Veliaht kardeşler peş peşe öldü

Dedeleri Augustus tarafından evlatlık edinilen Gaius ve kardeşi Lucius imparatorluğun mirasçısı haline gelmişlerdi. MÖ 6 yılında Romalı plebsler henüz 14 yaşında olan ve henüz toga virilis bile giymemiş Gaius’un konsül yapılmasından rahatsız oldu. Bunun üzerine, senato binasında oturma ve senatörlerle ziyafetlerde bulunma hakkı verildi, ancak konsül haklarını yirmi yaşında kullanması konusunda uzlaşıldı. MÖ 1’de Gaius’a doğu eyaletlerinin komutası verildi. Kardeşi Lucius henüz 19 yaşındayken, MS 2’de öldü. Yaklaşık 18 ay sonra da Gaius, Limyra’da öldü.
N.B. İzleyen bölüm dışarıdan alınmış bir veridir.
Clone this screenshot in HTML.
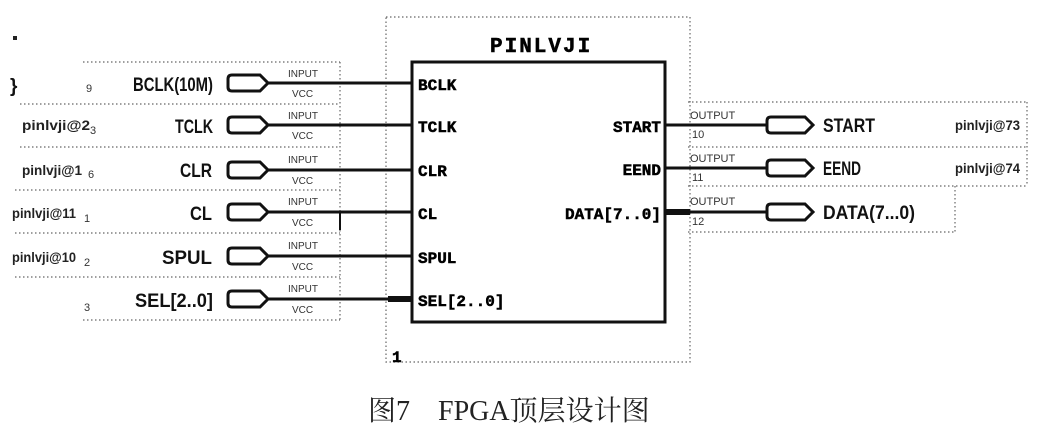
<!DOCTYPE html>
<html><head><meta charset="utf-8"><style>
html,body{margin:0;padding:0;background:#fff;}
svg{display:block}
.l{font-family:"Liberation Sans",sans-serif;font-size:19px;fill:#111;font-weight:bold}
.s{font-family:"Liberation Sans",sans-serif;font-size:14px;fill:#222;font-weight:bold}
.t{font-family:"Liberation Sans",sans-serif;font-size:10px;fill:#333}
.p{font-family:"Liberation Mono",monospace;font-size:16px;fill:#000;font-weight:bold;stroke:#000;stroke-width:0.5}
.d{stroke:#666;stroke-width:1.2;stroke-dasharray:1.5 2.5;fill:none}
.w{stroke:#111;stroke-width:3;fill:none}
.pin{stroke:#111;stroke-width:3;fill:#fff}
</style></head><body>
<svg width="1045" height="432" xmlns="http://www.w3.org/2000/svg">
<rect width="1045" height="432" fill="#fff"/>
<rect x="13" y="36" width="4" height="4" fill="#222"/>
<text x="10" y="92" class="l">}</text>
<rect x="386" y="17" width="304" height="345" class="d"/>
<text x="490" y="52" class="p" style="font-size:21px;letter-spacing:2px">PINLVJI</text>
<rect x="412" y="62" width="253" height="260" fill="#fff" stroke="#111" stroke-width="3"/>
<text x="392" y="362" class="p">1</text>
<g class="d">
<line x1="83" y1="62" x2="340" y2="62"/>
<line x1="20" y1="104" x2="340" y2="104"/>
<line x1="20" y1="147" x2="340" y2="147"/>
<line x1="15" y1="190" x2="340" y2="190"/>
<line x1="15" y1="233" x2="340" y2="233"/>
<line x1="15" y1="277" x2="340" y2="277"/>
<line x1="83" y1="320" x2="340" y2="320"/>
<line x1="340" y1="62" x2="340" y2="320"/>
</g>
<g>
<path class="pin" d="M232 75 h28 l8 8 l-8 8 h-28 q-4 0 -4 -4 v-8 q0 -4 4 -4 z"/><line class="w" x1="268" y1="83" x2="412" y2="83"/>
<path class="pin" d="M232 117 h28 l8 8 l-8 8 h-28 q-4 0 -4 -4 v-8 q0 -4 4 -4 z"/><line class="w" x1="268" y1="125" x2="412" y2="125"/>
<path class="pin" d="M232 162 h28 l8 8 l-8 8 h-28 q-4 0 -4 -4 v-8 q0 -4 4 -4 z"/><line class="w" x1="268" y1="170" x2="412" y2="170"/>
<path class="pin" d="M232 204 h28 l8 8 l-8 8 h-28 q-4 0 -4 -4 v-8 q0 -4 4 -4 z"/><line class="w" x1="268" y1="212" x2="412" y2="212"/>
<line class="w" x1="340" y1="212" x2="340" y2="230" style="stroke-width:2"/>
<path class="pin" d="M232 248 h28 l8 8 l-8 8 h-28 q-4 0 -4 -4 v-8 q0 -4 4 -4 z"/><line class="w" x1="268" y1="256" x2="412" y2="256"/>
<path class="pin" d="M232 291 h28 l8 8 l-8 8 h-28 q-4 0 -4 -4 v-8 q0 -4 4 -4 z"/><line class="w" x1="268" y1="299" x2="412" y2="299"/>
<line x1="388" y1="299" x2="412" y2="299" stroke="#111" stroke-width="6"/>
</g>
<g class="t">
<text x="288" y="77">INPUT</text><text x="292" y="97">VCC</text>
<text x="288" y="119">INPUT</text><text x="292" y="139">VCC</text>
<text x="288" y="163">INPUT</text><text x="292" y="184">VCC</text>
<text x="288" y="205">INPUT</text><text x="292" y="226">VCC</text>
<text x="288" y="249">INPUT</text><text x="292" y="270">VCC</text>
<text x="288" y="292">INPUT</text><text x="292" y="313">VCC</text>
</g>
<g class="l" style="font-size:19px">
<text x="133" y="91" textLength="80" lengthAdjust="spacingAndGlyphs">BCLK(10M)</text>
<text x="175" y="133" textLength="38" lengthAdjust="spacingAndGlyphs">TCLK</text>
<text x="180" y="177" textLength="32" lengthAdjust="spacingAndGlyphs">CLR</text>
<text x="190" y="220" textLength="22" lengthAdjust="spacingAndGlyphs">CL</text>
<text x="162" y="264" textLength="50" lengthAdjust="spacingAndGlyphs">SPUL</text>
<text x="135" y="307" textLength="78" lengthAdjust="spacingAndGlyphs">SEL[2..0]</text>
</g>
<g class="s">
<text x="22" y="130" textLength="68" lengthAdjust="spacingAndGlyphs">pinlvji@2</text>
<text x="22" y="175" textLength="60" lengthAdjust="spacingAndGlyphs">pinlvji@1</text>
<text x="12" y="218" textLength="64" lengthAdjust="spacingAndGlyphs">pinlvji@11</text>
<text x="12" y="262" textLength="64" lengthAdjust="spacingAndGlyphs">pinlvji@10</text>
</g>
<g class="t" style="font-size:11px">
<text x="86" y="92">9</text><text x="90" y="134">3</text><text x="88" y="178">6</text>
<text x="84" y="222">1</text><text x="84" y="266">2</text><text x="84" y="311">3</text>
</g>
<g class="p">
<text x="418" y="90">BCLK</text>
<text x="418" y="132">TCLK</text>
<text x="418" y="176">CLR</text>
<text x="418" y="219">CL</text>
<text x="418" y="263">SPUL</text>
<text x="418" y="306">SEL[2..0]</text>
<text x="661" y="132" text-anchor="end">START</text>
<text x="661" y="175" text-anchor="end">EEND</text>
<text x="661" y="219" text-anchor="end">DATA[7..0]</text>
</g>
<g class="d">
<line x1="688" y1="102" x2="1027" y2="102"/>
<line x1="688" y1="147" x2="1027" y2="147"/>
<line x1="688" y1="186" x2="1027" y2="186"/>
<line x1="688" y1="232" x2="955" y2="232"/>
<line x1="1027" y1="102" x2="1027" y2="186"/>
<line x1="955" y1="186" x2="955" y2="232"/>
</g>
<line class="w" x1="665" y1="125" x2="767" y2="125"/>
<line class="w" x1="665" y1="168" x2="767" y2="168"/>
<line class="w" x1="665" y1="212" x2="767" y2="212"/>
<line x1="665" y1="212" x2="690" y2="212" stroke="#111" stroke-width="6"/>
<path class="pin" d="M771 117 h34 l8 8 l-8 8 h-34 q-4 0 -4 -4 v-8 q0 -4 4 -4 z"/>
<path class="pin" d="M771 160 h34 l8 8 l-8 8 h-34 q-4 0 -4 -4 v-8 q0 -4 4 -4 z"/>
<path class="pin" d="M771 204 h34 l8 8 l-8 8 h-34 q-4 0 -4 -4 v-8 q0 -4 4 -4 z"/>
<g class="t" style="font-size:11px">
<text x="690" y="119">OUTPUT</text><text x="692" y="138">10</text>
<text x="690" y="162">OUTPUT</text><text x="692" y="181">11</text>
<text x="690" y="205">OUTPUT</text><text x="692" y="225">12</text>
</g>
<g class="l" style="font-size:19px">
<text x="823" y="132" textLength="52" lengthAdjust="spacingAndGlyphs">START</text>
<text x="823" y="175" textLength="38" lengthAdjust="spacingAndGlyphs">EEND</text>
<text x="823" y="219" textLength="92" lengthAdjust="spacingAndGlyphs">DATA(7...0)</text>
</g>
<g class="s">
<text x="955" y="130" textLength="65" lengthAdjust="spacingAndGlyphs">pinlvji@73</text>
<text x="955" y="173" textLength="65" lengthAdjust="spacingAndGlyphs">pinlvji@74</text>
</g>
<text x="368" y="420" style="font-family:'Liberation Serif','Noto Serif CJK SC',serif;font-size:28px;fill:#222">图7　FPGA顶层设计图</text>
</svg>
</body></html>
Gaius ve Lucius’un ölümlerinin ardından Augustus, üvey oğlu Tiberius’u ve hayatta kalan tek torunu Agrippa Postumus’u evlat edindi. Augustus’tan sonra tahta Tiberius çıktı.

Gaius Caesar anısına boş mezar

Gerçek boyutlu figürlerin yer aldığı anı mezar (kenotaf) mermer bir frizle süslenmişti. Frizin bazı panoları, Doğu Roma döneminde kireç ocağında yakıldı. Boş olduğuna inanmayan mezar soyguncuları birçok kez anıtı dinamitle patlatmaya çalışmış ve yapıya büyük zarar vermiştir. Günümüze kireçtaşı bloklarından örülmüş düzgün bir kaidenin üstünde duran biçimsiz bir yapı çekirdeği kalmıştır. Kazılar sonucunda bu geç Augustus dönemi yapısının dört tarafının etkileyici kabartmalarla süslendiği ortaya çıktı. İnsan boyutundaki bu kabartmalar Gaius Caesar’ın hayatından önemli sahneler içeriyor. Kabartma ve bezemelerin kalitesi Roma’daki Ara Pacis sunağının frizleriyle yarışacak cinsten. Gaius Caesar anı mezarından kalan frizler Antalya Müzesi’nde sergileniyor.